• [WORK REQUIRED] Only the lines from the line containing "What Plotly code" to the line containing "import plotly.graph_objects as go", with both of those lines, are to be repeated exactly. Leave the images out.

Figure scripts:
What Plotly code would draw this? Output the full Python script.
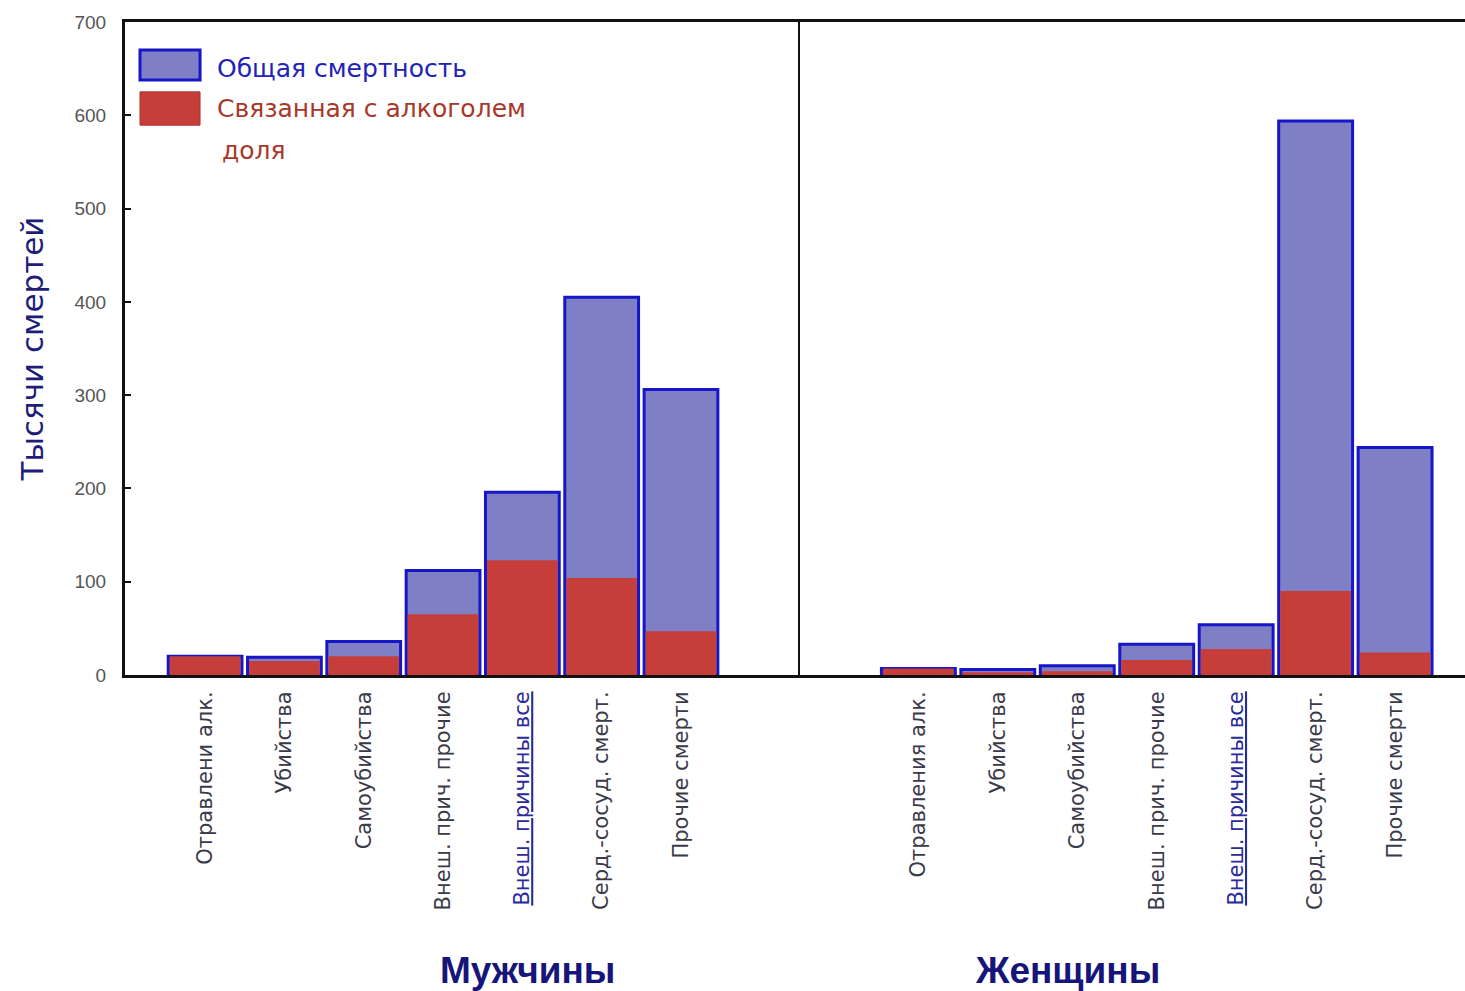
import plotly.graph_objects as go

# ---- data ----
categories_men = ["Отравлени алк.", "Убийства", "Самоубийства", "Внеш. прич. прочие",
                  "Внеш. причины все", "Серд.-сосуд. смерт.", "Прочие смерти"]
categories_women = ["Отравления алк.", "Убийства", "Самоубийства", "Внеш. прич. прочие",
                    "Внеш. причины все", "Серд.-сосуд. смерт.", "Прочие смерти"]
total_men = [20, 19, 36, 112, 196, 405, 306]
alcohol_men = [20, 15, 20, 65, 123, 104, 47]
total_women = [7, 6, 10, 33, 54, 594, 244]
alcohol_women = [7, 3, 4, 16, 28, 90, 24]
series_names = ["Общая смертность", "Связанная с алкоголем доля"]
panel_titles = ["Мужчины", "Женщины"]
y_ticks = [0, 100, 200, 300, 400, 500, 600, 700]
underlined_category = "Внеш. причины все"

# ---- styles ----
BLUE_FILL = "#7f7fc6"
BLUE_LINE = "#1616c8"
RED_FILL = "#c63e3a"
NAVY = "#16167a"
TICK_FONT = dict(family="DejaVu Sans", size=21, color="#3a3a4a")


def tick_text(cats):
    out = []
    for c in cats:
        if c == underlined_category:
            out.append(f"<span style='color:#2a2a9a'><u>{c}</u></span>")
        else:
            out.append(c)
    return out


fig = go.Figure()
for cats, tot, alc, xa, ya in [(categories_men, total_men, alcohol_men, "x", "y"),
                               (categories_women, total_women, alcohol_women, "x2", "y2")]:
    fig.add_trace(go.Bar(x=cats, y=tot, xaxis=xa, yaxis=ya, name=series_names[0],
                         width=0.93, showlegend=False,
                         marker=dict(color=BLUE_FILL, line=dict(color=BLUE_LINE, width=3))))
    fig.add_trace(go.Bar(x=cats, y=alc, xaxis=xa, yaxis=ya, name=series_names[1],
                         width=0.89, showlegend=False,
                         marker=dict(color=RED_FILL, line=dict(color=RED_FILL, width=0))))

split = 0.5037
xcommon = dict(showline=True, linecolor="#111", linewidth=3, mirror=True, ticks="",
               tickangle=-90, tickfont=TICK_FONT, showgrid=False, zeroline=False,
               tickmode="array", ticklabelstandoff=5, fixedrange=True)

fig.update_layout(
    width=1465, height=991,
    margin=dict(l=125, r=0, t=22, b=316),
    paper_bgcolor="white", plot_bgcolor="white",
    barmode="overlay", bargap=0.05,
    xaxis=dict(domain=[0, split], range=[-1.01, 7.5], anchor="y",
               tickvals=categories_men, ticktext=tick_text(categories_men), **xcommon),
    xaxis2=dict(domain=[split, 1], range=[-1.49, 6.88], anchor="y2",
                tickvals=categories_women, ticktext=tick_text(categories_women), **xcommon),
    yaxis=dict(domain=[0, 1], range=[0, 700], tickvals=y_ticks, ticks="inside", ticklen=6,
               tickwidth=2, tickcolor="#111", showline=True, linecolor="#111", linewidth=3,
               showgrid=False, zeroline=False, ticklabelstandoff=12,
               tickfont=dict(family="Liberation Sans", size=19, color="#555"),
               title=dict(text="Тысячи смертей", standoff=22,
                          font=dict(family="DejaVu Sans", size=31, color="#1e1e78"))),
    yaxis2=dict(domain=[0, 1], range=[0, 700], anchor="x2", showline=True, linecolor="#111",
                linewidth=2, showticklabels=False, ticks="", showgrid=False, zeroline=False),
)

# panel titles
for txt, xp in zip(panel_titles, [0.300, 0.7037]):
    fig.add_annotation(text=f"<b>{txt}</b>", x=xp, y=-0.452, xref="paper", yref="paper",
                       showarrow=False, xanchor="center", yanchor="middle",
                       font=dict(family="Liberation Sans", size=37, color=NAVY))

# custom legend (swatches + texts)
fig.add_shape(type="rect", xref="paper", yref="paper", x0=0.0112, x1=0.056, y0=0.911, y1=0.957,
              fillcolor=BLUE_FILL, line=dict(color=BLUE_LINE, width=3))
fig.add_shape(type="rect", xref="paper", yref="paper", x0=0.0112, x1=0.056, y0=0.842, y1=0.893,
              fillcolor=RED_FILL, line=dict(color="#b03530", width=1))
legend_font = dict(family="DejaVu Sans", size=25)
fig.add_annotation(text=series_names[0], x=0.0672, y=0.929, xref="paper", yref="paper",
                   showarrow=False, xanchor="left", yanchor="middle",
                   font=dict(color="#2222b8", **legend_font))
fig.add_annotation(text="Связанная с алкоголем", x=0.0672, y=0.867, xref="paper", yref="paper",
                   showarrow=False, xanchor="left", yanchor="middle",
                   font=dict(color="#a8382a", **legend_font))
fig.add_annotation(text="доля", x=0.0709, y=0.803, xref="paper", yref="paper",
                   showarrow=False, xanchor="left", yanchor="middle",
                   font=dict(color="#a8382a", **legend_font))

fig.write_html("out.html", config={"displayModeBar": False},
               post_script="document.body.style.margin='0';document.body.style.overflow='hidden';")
==
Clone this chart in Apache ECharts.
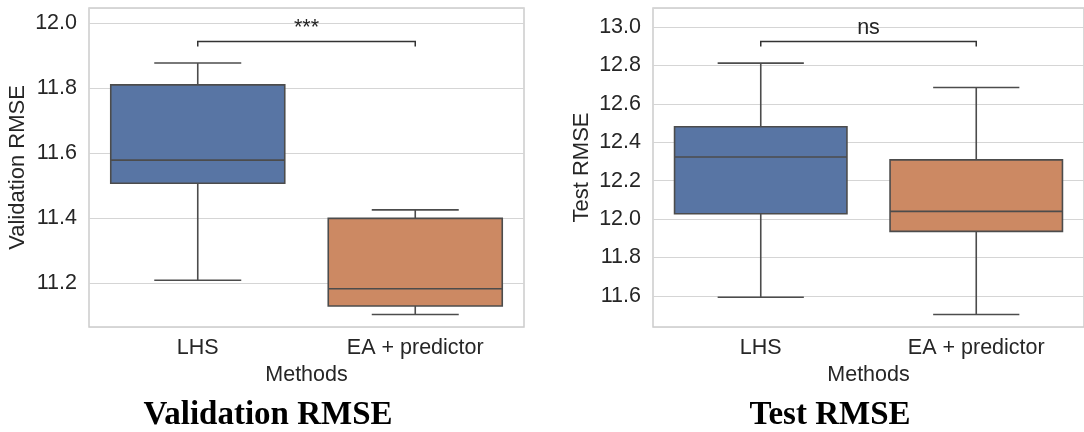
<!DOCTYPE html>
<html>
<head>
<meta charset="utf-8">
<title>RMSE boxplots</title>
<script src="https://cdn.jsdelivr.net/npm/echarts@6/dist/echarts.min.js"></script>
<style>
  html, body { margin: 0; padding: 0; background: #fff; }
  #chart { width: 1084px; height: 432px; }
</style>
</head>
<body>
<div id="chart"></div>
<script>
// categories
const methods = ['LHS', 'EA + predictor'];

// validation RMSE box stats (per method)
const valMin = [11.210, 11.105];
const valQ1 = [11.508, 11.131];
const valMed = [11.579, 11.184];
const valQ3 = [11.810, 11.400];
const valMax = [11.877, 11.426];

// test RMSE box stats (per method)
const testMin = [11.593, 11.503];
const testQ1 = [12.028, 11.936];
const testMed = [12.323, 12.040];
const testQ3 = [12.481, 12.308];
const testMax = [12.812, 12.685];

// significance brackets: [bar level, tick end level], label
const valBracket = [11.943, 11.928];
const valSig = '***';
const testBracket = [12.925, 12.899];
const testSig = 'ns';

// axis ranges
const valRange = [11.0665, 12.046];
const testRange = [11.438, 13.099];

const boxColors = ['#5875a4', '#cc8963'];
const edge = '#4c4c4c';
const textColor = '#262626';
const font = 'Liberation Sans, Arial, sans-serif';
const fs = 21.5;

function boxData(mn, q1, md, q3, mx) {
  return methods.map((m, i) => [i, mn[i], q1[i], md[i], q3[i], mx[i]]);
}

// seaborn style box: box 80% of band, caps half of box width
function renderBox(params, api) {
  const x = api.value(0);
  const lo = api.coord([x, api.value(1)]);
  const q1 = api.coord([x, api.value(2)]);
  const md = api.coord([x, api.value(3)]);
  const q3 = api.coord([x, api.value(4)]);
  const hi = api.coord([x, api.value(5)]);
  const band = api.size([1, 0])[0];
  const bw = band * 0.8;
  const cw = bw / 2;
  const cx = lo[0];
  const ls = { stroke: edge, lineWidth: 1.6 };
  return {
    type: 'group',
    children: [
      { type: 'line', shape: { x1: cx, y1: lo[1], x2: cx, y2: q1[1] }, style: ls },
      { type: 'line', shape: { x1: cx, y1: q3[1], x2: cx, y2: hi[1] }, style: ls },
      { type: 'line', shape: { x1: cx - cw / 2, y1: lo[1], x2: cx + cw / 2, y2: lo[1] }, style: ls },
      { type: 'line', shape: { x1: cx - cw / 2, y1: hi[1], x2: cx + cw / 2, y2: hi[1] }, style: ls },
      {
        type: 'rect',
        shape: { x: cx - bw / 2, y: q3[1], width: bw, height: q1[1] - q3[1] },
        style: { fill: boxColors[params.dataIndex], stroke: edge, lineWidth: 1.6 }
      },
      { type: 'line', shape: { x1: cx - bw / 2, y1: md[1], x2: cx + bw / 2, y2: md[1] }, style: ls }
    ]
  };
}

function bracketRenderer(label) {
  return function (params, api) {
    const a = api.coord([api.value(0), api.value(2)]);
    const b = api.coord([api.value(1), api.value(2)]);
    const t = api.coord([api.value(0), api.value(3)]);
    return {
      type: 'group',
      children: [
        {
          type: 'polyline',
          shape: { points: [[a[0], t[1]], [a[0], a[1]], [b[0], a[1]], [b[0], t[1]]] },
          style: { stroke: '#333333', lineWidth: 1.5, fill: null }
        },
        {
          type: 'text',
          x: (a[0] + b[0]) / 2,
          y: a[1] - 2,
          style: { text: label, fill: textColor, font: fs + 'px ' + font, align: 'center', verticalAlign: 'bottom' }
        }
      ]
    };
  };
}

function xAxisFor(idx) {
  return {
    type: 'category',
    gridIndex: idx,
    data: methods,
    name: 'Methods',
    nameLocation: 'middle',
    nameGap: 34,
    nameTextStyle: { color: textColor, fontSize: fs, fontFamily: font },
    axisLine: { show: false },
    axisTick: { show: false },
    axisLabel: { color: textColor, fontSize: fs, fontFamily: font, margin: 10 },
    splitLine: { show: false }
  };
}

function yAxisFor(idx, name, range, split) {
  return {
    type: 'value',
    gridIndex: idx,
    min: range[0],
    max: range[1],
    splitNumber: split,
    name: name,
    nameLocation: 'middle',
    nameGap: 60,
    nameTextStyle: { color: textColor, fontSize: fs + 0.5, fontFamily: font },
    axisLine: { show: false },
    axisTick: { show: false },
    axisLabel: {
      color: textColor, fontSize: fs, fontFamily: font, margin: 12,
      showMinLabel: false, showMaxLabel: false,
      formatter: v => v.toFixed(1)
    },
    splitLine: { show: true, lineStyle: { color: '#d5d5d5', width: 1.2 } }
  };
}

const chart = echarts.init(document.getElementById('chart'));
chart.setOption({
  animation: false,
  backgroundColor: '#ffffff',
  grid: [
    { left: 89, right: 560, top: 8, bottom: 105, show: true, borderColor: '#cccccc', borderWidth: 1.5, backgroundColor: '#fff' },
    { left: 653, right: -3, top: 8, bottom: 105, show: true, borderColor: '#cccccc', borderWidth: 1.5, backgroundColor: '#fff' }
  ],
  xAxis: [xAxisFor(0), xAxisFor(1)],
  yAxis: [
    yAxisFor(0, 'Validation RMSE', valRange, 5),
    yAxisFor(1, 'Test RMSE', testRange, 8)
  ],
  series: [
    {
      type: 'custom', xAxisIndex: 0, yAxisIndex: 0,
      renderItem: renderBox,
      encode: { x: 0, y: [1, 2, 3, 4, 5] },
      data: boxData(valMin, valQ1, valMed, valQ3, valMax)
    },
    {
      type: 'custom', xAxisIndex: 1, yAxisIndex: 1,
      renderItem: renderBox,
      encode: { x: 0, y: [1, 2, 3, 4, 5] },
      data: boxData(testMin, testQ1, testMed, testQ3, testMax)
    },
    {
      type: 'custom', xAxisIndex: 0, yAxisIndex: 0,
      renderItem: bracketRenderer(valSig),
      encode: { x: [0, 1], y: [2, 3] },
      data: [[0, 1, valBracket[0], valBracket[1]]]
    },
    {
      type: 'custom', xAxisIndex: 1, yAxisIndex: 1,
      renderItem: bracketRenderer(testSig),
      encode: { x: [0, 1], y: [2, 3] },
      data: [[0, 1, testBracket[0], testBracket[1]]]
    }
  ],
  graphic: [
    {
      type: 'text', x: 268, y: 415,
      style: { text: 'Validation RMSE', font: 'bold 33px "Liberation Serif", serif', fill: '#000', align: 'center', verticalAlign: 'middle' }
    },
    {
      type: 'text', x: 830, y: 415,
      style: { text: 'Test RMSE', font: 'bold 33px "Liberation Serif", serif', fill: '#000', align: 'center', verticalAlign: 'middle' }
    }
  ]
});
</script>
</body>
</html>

• [FINAL ANSWER]
What Plotly code would draw this? Output the full Python script.
import plotly.graph_objects as go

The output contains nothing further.